Progress along the long and difficult road to correctly designing a reading machine such as the Kindle has been beset by a continuous onslaught of negative paradigms. That ballast, that small percentage of critical mass that causes the ship to sink, is the general new-product-developers' ethos that includes this meme: they don't like to read.
As long as my devices are designed by teams which include people who don't like to read, they will not manage to design a device that satisfies me. Because I like to read. And significant percentages of their design teams possess an anti-intellectual ethos. Who'd have thought it?

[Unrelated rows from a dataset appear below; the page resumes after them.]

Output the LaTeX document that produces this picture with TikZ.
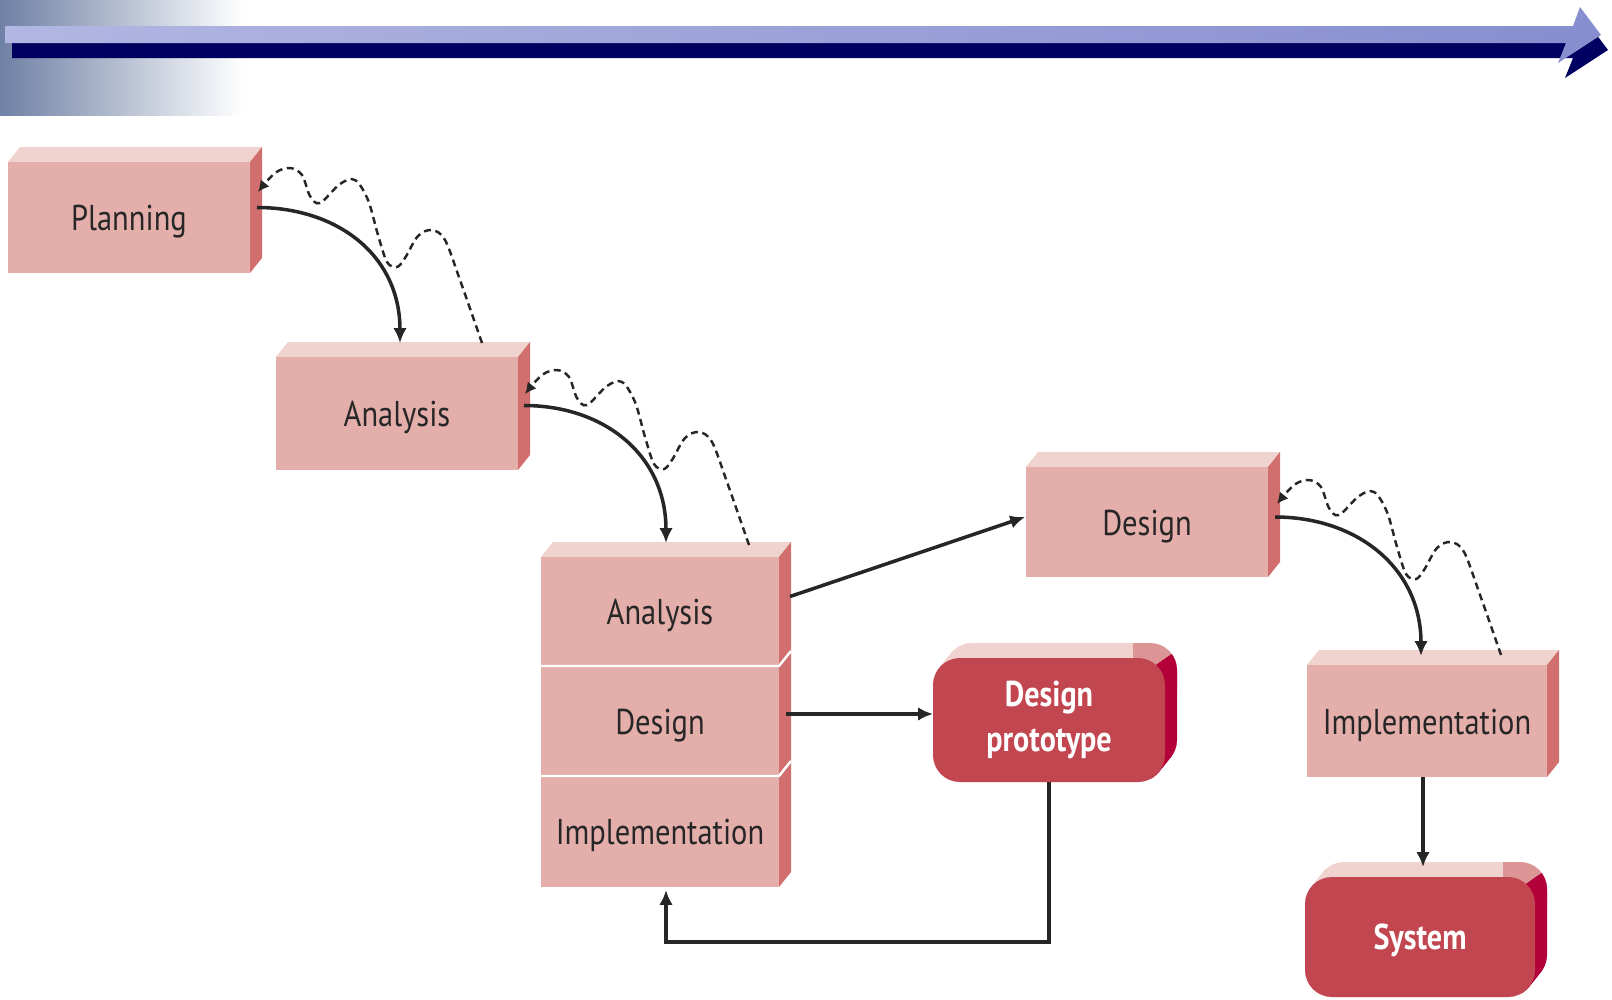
\documentclass[tikz,border=0pt]{standalone}
\usepackage{fontspec}
\setmainfont{PT Sans}
\newfontfamily\slabfont[FakeStretch=0.85]{PT Sans}
\newfontfamily\pillfont[FakeStretch=0.84]{PT Sans}
\usetikzlibrary{calc,arrows.meta}

\definecolor{slabtop}{HTML}{F0D3CF}
\definecolor{slabfront}{HTML}{E4AFAB}
\definecolor{slabside}{HTML}{D06F6D}
\definecolor{pillfront}{HTML}{C1464F}
\definecolor{pillside}{HTML}{B3003A}
\definecolor{pillcorner}{HTML}{DC9595}
\definecolor{ink}{HTML}{262626}
\definecolor{bannershade}{HTML}{6E80A4}
\definecolor{lavlight}{HTML}{B2B6E2}
\definecolor{lavdark}{HTML}{868ECF}
\definecolor{navy}{HTML}{000060}

\tikzset{
  slab/.style={rectangle, inner sep=0pt, outer sep=0pt, fill=slabfront, text=ink,
    text height=0.74em, text depth=0pt,
    font=\slabfont\fontsize{10.2pt}{12pt}\selectfont},
  pill/.style={rectangle, rounded corners=0.27cm, inner sep=0pt, outer sep=0pt,
    fill=pillfront, text=white, align=center,
    font=\pillfont\bfseries\fontsize{10.2pt}{12.6pt}\selectfont},
  flow/.style={draw=ink, line width=1pt, -{Latex[length=4.2pt,width=3.8pt]}},
  rework/.style={draw=ink, line width=0.7pt, dash pattern=on 2pt off 1.3pt,
    -{Latex[length=3.2pt,width=3.2pt]}}
}

% box with a lit top face and a shaded right face: name, left, top, right, bottom, label
\newcommand\slabbox[6]{%
  \fill[slabtop] (#2,#3) -- ++(12,-15) -- ++({#4-#2},0) -- (#4,#3) -- cycle;
  \fill[slabside] (#4,#3) -- ++(12,-15) -- ++(0,{#5-#3}) -- (#4,#5) -- cycle;
  \node[slab, minimum width={(#4-#2)*0.01cm}, minimum height={(#5-#3)*0.01cm}]
    (#1) at ({(#2+#4)/2},{(#3+#5)/2}) {#6};
}

% rounded deliverable block with depth: [node options] name, left, top, right, bottom, label
\newcommand\pillbox[7][]{%
  \foreach \t in {0,0.1,...,1.05}{
    \fill[slabtop, rounded corners=0.27cm, shift={({12*\t},{-15*\t})}] (#3,#4) rectangle (#5,#6);}
  \begin{scope}
    \clip (#5-32,#4-40) rectangle (#5+40,#4+30);
    \foreach \t in {0,0.1,...,1.05}{
      \fill[pillcorner, rounded corners=0.27cm, shift={({12*\t},{-15*\t})}] (#3,#4) rectangle (#5,#6);}
  \end{scope}
  \begin{scope}
    \clip (#5-14,#4+11) -- (#5+40,#4-28) -- (#5+40,#6+20) -- (#5-14,#6+20) -- cycle;
    \foreach \t in {0,0.1,...,1.05}{
      \fill[pillside, rounded corners=0.27cm, shift={({12*\t},{-15*\t})}] (#3,#4) rectangle (#5,#6);}
  \end{scope}
  \node[pill, #1, minimum width={(#5-#3)*0.01cm}, minimum height={(#6-#4)*0.01cm}]
    (#2) at ({(#3+#5)/2},{(#4+#6)/2}) {#7};
}

% dashed iteration loop back to the previous phase
\newcommand\reworkloop[1]{%
  \draw[rework, shift={#1}] plot[smooth, tension=0.55] coordinates {
    (482,343) (460,280) (445,240) (432,230) (418,236) (405,258) (397,267)
    (387,262) (378,235) (368,200) (355,180) (340,184) (320,203) (310,196)
    (302,175) (290,168) (275,173) (258,192)};
}

\begin{document}
\begin{tikzpicture}[x=0.01cm, y=-0.01cm]
\useasboundingbox (0,0) rectangle (1612,1000);

% title band
\shade[left color=bannershade, right color=white] (0,0) rectangle (243,115);
\fill[navy, shift={(7,15)}] (5,26) -- (1573,26) -- (1580,7) -- (1601,35) -- (1558,63)
  -- (1566,43) -- (5,43) -- cycle;
\shade[left color=lavlight, right color=lavdark] (5,26) -- (1573,26) -- (1580,7)
  -- (1601,35) -- (1558,63) -- (1566,43) -- (5,43) -- cycle;

% phases
\slabbox{pl}{8}{162}{250}{273}{Planning}
\slabbox{an}{276}{357}{518}{470}{Analysis}

\slabbox{si}{541}{776}{779}{887}{Implementation}
\slabbox{sd}{541}{666}{779}{776}{Design}
\slabbox{sa}{541}{557}{779}{666}{Analysis}
\draw[white, line width=0.7pt] (541,666) -- (779,666) -- ++(12,-15);
\draw[white, line width=0.7pt] (541,776) -- (779,776) -- ++(12,-15);

\slabbox{de}{1026}{467}{1268}{577}{Design}
\slabbox{im}{1307}{665}{1547}{777}{Implementation}

\pillbox{dp}{933}{658}{1165}{782}{Design\\prototype}
\pillbox[text height=0.72em, text depth=0pt]{sys}{1305}{877}{1535}{997}{System}

% forward flow
\draw[flow] ($(pl.east)+(7,-10)$) .. controls +(80,0) and +(0,-88) .. ($(an.north)+(3,-14)$);
\draw[flow] ($(an.east)+(6,-8)$) .. controls +(80,0) and +(0,-88) .. ($(sa.north)+(6,-14)$);
\draw[flow] ($(de.east)+(7,-5)$) .. controls +(82,0) and +(0,-88) .. ($(im.north)+(-6,-9)$);

\draw[flow] ($(sa.east)+(11,-15)$) -- ($(de.west)+(-1,-5)$);
\draw[flow] ($(sd.east)+(7,-7)$) -- ($(dp.west)+(0,-6)$);
\draw[flow] (dp.south) -- ++(0,160) -| ($(si.south)+(6,3)$);
\draw[flow] ($(im.south)+(-4,0)$) -- ($(sys.north)+(3,-10)$);

% iteration loops
\reworkloop{(0,0)}
\reworkloop{(267,202)}
\reworkloop{(1019,312)}
\end{tikzpicture}
\end{document}
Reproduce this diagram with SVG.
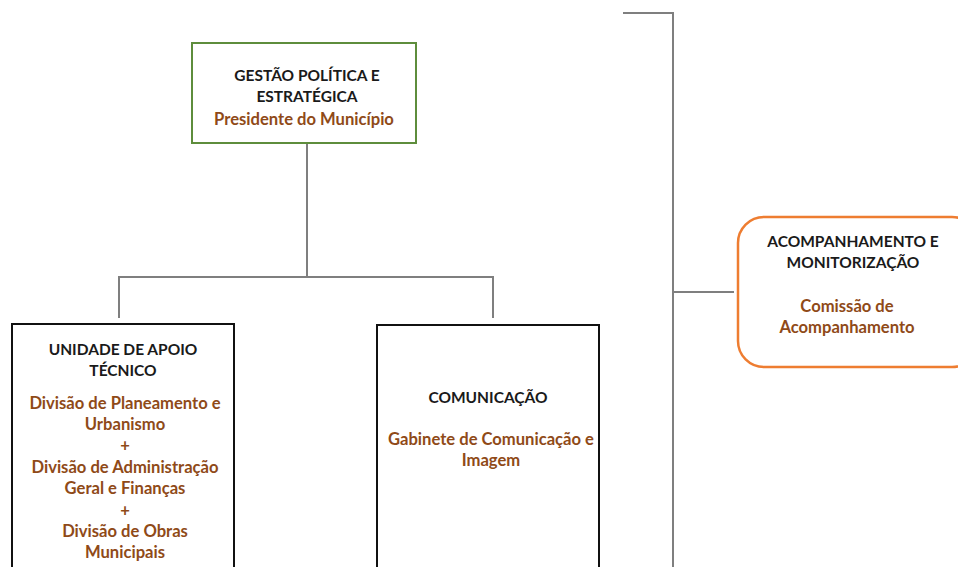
<svg xmlns="http://www.w3.org/2000/svg" width="958" height="567" viewBox="0 0 958 567">
<style>
.t{font-family:Lato,"Open Sans","Liberation Sans",sans-serif;font-weight:bold;text-anchor:middle}
.k{fill:#1a1a1a;font-size:15.5px}
.b{fill:#8f4a18;font-size:16.6px}
.c{stroke:#7f7f7f;stroke-width:2;fill:none}
</style>
<rect width="958" height="567" fill="#fff"/>
<g id="connectors">
<path class="c" d="M307 143V277M119 318V277H493V318"/>
<path class="c" d="M623 13H673V567M673 292H734"/>
</g>
<g id="gestao">
<rect x="192" y="43" width="224" height="100" fill="#fff" stroke="#5e8d3c" stroke-width="2"/>
<text class="t k" x="307" y="81">GESTÃO POLÍTICA E</text>
<text class="t k" x="307" y="102">ESTRATÉGICA</text>
<text class="t b" x="304" y="125">Presidente do Município</text>
</g>
<g id="apoio">
<rect x="12" y="324" width="222" height="260" fill="#fff" stroke="#111" stroke-width="2"/>
<text class="t k" x="123" y="355">UNIDADE DE APOIO</text>
<text class="t k" x="123" y="376">TÉCNICO</text>
<text class="t b" x="125" y="409">Divisão de Planeamento e</text>
<text class="t b" x="125" y="430">Urbanismo</text>
<text class="t b" x="125" y="451">+</text>
<text class="t b" x="125" y="473">Divisão de Administração</text>
<text class="t b" x="125" y="494">Geral e Finanças</text>
<text class="t b" x="125" y="516">+</text>
<text class="t b" x="125" y="537">Divisão de Obras</text>
<text class="t b" x="125" y="558">Municipais</text>
</g>
<g id="comunicacao">
<rect x="377" y="325" width="222" height="260" fill="#fff" stroke="#111" stroke-width="2"/>
<text class="t k" x="488" y="403">COMUNICAÇÃO</text>
<text class="t b" x="491" y="445">Gabinete de Comunicação e</text>
<text class="t b" x="491" y="466">Imagem</text>
</g>
<g id="acompanhamento">
<rect x="738" y="217" width="240" height="150" rx="26" fill="#fff" stroke="#ee7d31" stroke-width="2.5"/>
<text class="t k" x="853" y="247">ACOMPANHAMENTO E</text>
<text class="t k" x="853" y="268">MONITORIZAÇÃO</text>
<text class="t b" x="847" y="312">Comissão de</text>
<text class="t b" x="847" y="333">Acompanhamento</text>
</g>
</svg>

They seem to be convinced that at every instant of my reading experience, somehow I would be happier watching cartoons, playing a mindless game, or listening to music or watching a TV show. Perhaps Twittering. The usual stuff marginally literate people do with the Internet. And when I occasionally have the advantage of easily identifying these people, they usually react like cockroaches exposed to the light, and begin scurrying. They scurry and hurl insults at me. They will shovel out a mass of implication, implying I am the oddball, I am the square peg, I am the loser.
This is from people who have insinuated themselves professionally into an industry, into designing a product based on reading, which they themselves don't really like. In short, illiterates run the boardroom.
So I still await the $45 portable reading tablet. It was basically invented 15 years ago, but you are not allowed to buy it.